▶ **GIVEN EXERCISE**
Give an exact transcription of every line, dropping the images.

▶ **GIVEN INFORMATION**
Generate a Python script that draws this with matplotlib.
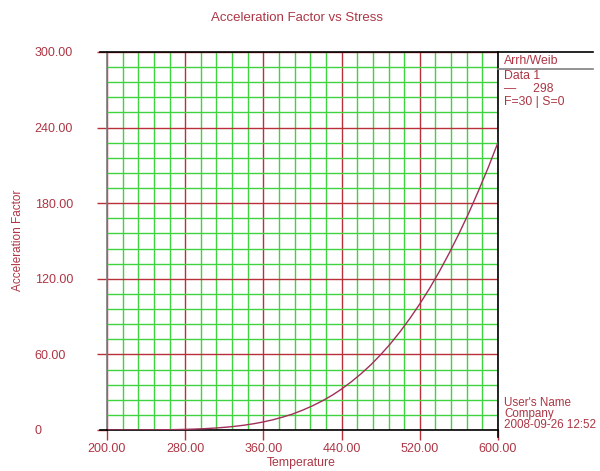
import numpy as np
import matplotlib.pyplot as plt
from matplotlib.lines import Line2D
from matplotlib.ticker import FixedLocator, MultipleLocator

plt.rcParams['font.family'] = ['Liberation Sans', 'DejaVu Sans']

# Acceleration factor vs temperature, use level 298
temperature = [200, 210, 220, 230, 240, 250, 260, 270, 280, 290, 300,
               310, 320, 330, 340, 350, 360, 370, 380, 390, 400,
               410, 420, 430, 440, 450, 460, 470, 480, 490, 500,
               510, 520, 530, 540, 550, 560, 570, 580, 590, 600]
accel_factor = [0.005, 0.011, 0.022, 0.041, 0.074, 0.13, 0.21, 0.33, 0.50, 0.74, 1.07,
                1.52, 2.10, 2.85, 3.79, 4.97, 6.41, 8.16, 10.3, 12.7, 15.7,
                19.1, 23.0, 27.4, 32.5, 38.3, 44.7, 51.8, 59.8, 68.5, 78.2,
                88.7, 100.1, 112.4, 125.8, 140.2, 155.7, 172.1, 189.8, 208.3, 228.2]

x_ticks = [200, 280, 360, 440, 520, 600]
x_labels = ['200.00', '280.00', '360.00', '440.00', '520.00', '600.00']
y_ticks = [0, 60, 120, 180, 240, 300]
y_labels = ['0', '60.00', '120.00', '180.00', '240.00', '300.00']

legend_lines = ['Arrh/Weib', 'Data 1', '\u2014     298', 'F=30 | S=0']
footer_lines = ["User's Name", 'Company', '2008-09-26 12:52']

txt = '#ad3645'
major = '#b8313a'
minor = '#3fd43f'
W, H = 600, 471

fig = plt.figure(figsize=(6, 4.71), dpi=100)
ax = fig.add_axes([107 / W, 1 - 430 / H, (498 - 107) / W, (430 - 52) / H])

ax.set_xlim(200, 600)
ax.set_ylim(0, 300)
# 5 minor divisions per major step on both axes
ax.xaxis.set_minor_locator(FixedLocator(np.arange(200, 601, 16)))
ax.yaxis.set_minor_locator(MultipleLocator(12))
ax.set_xticks(x_ticks)
ax.set_xticklabels(x_labels)
ax.set_yticks(y_ticks)
ax.set_yticklabels(y_labels)

ax.grid(which='minor', color=minor, lw=1.0, zorder=0)
ax.grid(which='major', color=major, lw=1.0, zorder=1)
ax.set_axisbelow(True)

ax.tick_params(which='major', length=7, width=1, color=major, labelcolor=txt,
               labelsize=9)
ax.tick_params(which='minor', length=0)
ax.tick_params(axis='x', pad=2)
ax.tick_params(axis='y', pad=45)
for lbl in ax.get_yticklabels():
    lbl.set_horizontalalignment('left')

ax.plot(temperature, accel_factor, color='#a0305a', lw=1.0, zorder=3)

ax.spines['left'].set_color('#7a7a7a')
ax.spines['bottom'].set_color('black')
ax.spines['right'].set_color('black')
ax.spines['top'].set_visible(False)
for s in ax.spines.values():
    s.set_linewidth(1.2)

fig.text(301 / W, 1 - 463 / H, 'Temperature', color=txt, fontsize=8.8,
         ha='center', va='center')
fig.text(18 / W, 1 - 240 / H, 'Acceleration Factor', rotation=90, color=txt,
         fontsize=8.5, ha='center', va='center')
fig.text(297 / W, 1 - 18 / H, 'Acceleration Factor vs Stress', color=txt,
         fontsize=9.5, ha='center', va='center')

# frame lines around the legend panel
fig.add_artist(Line2D([100 / W, 593 / W], [1 - 52 / H, 1 - 52 / H],
                      color='black', lw=1.2))
fig.add_artist(Line2D([498 / W, 593 / W], [1 - 69 / H, 1 - 69 / H],
                      color='#808080', lw=1.2))
fig.add_artist(Line2D([100 / W, 107 / W], [1 - 430 / H, 1 - 430 / H],
                      color='black', lw=1.2))
fig.add_artist(Line2D([498 / W, 498 / W], [1 - 430 / H, 1 - 437 / H],
                      color='black', lw=1.2))

for i, s in enumerate(legend_lines):
    y = [61, 76, 89, 102][i]
    fig.text(504 / W, 1 - y / H, s, color=txt, fontsize=8.8, va='center')
for i, s in enumerate(footer_lines):
    y = 403 + i * 10.8
    fig.text(504 / W, 1 - y / H, s, color=txt, fontsize=8.4, va='center')

fig.savefig('out.png', dpi=100, facecolor='white')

▶ **RESPONSE TO THIS EXERCISE**
Generate a Python script that draws this with matplotlib.
import numpy as np
import matplotlib.pyplot as plt
from matplotlib.lines import Line2D
from matplotlib.ticker import FixedLocator, MultipleLocator

plt.rcParams['font.family'] = ['Liberation Sans', 'DejaVu Sans']

# Acceleration factor vs temperature, use level 298
temperature = [200, 210, 220, 230, 240, 250, 260, 270, 280, 290, 300,
               310, 320, 330, 340, 350, 360, 370, 380, 390, 400,
               410, 420, 430, 440, 450, 460, 470, 480, 490, 500,
               510, 520, 530, 540, 550, 560, 570, 580, 590, 600]
accel_factor = [0.005, 0.011, 0.022, 0.041, 0.074, 0.13, 0.21, 0.33, 0.50, 0.74, 1.07,
                1.52, 2.10, 2.85, 3.79, 4.97, 6.41, 8.16, 10.3, 12.7, 15.7,
                19.1, 23.0, 27.4, 32.5, 38.3, 44.7, 51.8, 59.8, 68.5, 78.2,
                88.7, 100.1, 112.4, 125.8, 140.2, 155.7, 172.1, 189.8, 208.3, 228.2]

x_ticks = [200, 280, 360, 440, 520, 600]
x_labels = ['200.00', '280.00', '360.00', '440.00', '520.00', '600.00']
y_ticks = [0, 60, 120, 180, 240, 300]
y_labels = ['0', '60.00', '120.00', '180.00', '240.00', '300.00']

legend_lines = ['Arrh/Weib', 'Data 1', '\u2014     298', 'F=30 | S=0']
footer_lines = ["User's Name", 'Company', '2008-09-26 12:52']

txt = '#ad3645'
major = '#b8313a'
minor = '#3fd43f'
W, H = 600, 471

fig = plt.figure(figsize=(6, 4.71), dpi=100)
ax = fig.add_axes([107 / W, 1 - 430 / H, (498 - 107) / W, (430 - 52) / H])

ax.set_xlim(200, 600)
ax.set_ylim(0, 300)
# 5 minor divisions per major step on both axes
ax.xaxis.set_minor_locator(FixedLocator(np.arange(200, 601, 16)))
ax.yaxis.set_minor_locator(MultipleLocator(12))
ax.set_xticks(x_ticks)
ax.set_xticklabels(x_labels)
ax.set_yticks(y_ticks)
ax.set_yticklabels(y_labels)

ax.grid(which='minor', color=minor, lw=1.0, zorder=0)
ax.grid(which='major', color=major, lw=1.0, zorder=1)
ax.set_axisbelow(True)

ax.tick_params(which='major', length=7, width=1, color=major, labelcolor=txt,
               labelsize=9)
ax.tick_params(which='minor', length=0)
ax.tick_params(axis='x', pad=2)
ax.tick_params(axis='y', pad=45)
for lbl in ax.get_yticklabels():
    lbl.set_horizontalalignment('left')

ax.plot(temperature, accel_factor, color='#a0305a', lw=1.0, zorder=3)

ax.spines['left'].set_color('#7a7a7a')
ax.spines['bottom'].set_color('black')
ax.spines['right'].set_color('black')
ax.spines['top'].set_visible(False)
for s in ax.spines.values():
    s.set_linewidth(1.2)

fig.text(301 / W, 1 - 463 / H, 'Temperature', color=txt, fontsize=8.8,
         ha='center', va='center')
fig.text(18 / W, 1 - 240 / H, 'Acceleration Factor', rotation=90, color=txt,
         fontsize=8.5, ha='center', va='center')
fig.text(297 / W, 1 - 18 / H, 'Acceleration Factor vs Stress', color=txt,
         fontsize=9.5, ha='center', va='center')

# frame lines around the legend panel
fig.add_artist(Line2D([100 / W, 593 / W], [1 - 52 / H, 1 - 52 / H],
                      color='black', lw=1.2))
fig.add_artist(Line2D([498 / W, 593 / W], [1 - 69 / H, 1 - 69 / H],
                      color='#808080', lw=1.2))
fig.add_artist(Line2D([100 / W, 107 / W], [1 - 430 / H, 1 - 430 / H],
                      color='black', lw=1.2))
fig.add_artist(Line2D([498 / W, 498 / W], [1 - 430 / H, 1 - 437 / H],
                      color='black', lw=1.2))

for i, s in enumerate(legend_lines):
    y = [61, 76, 89, 102][i]
    fig.text(504 / W, 1 - y / H, s, color=txt, fontsize=8.8, va='center')
for i, s in enumerate(footer_lines):
    y = 403 + i * 10.8
    fig.text(504 / W, 1 - y / H, s, color=txt, fontsize=8.4, va='center')

fig.savefig('out.png', dpi=100, facecolor='white')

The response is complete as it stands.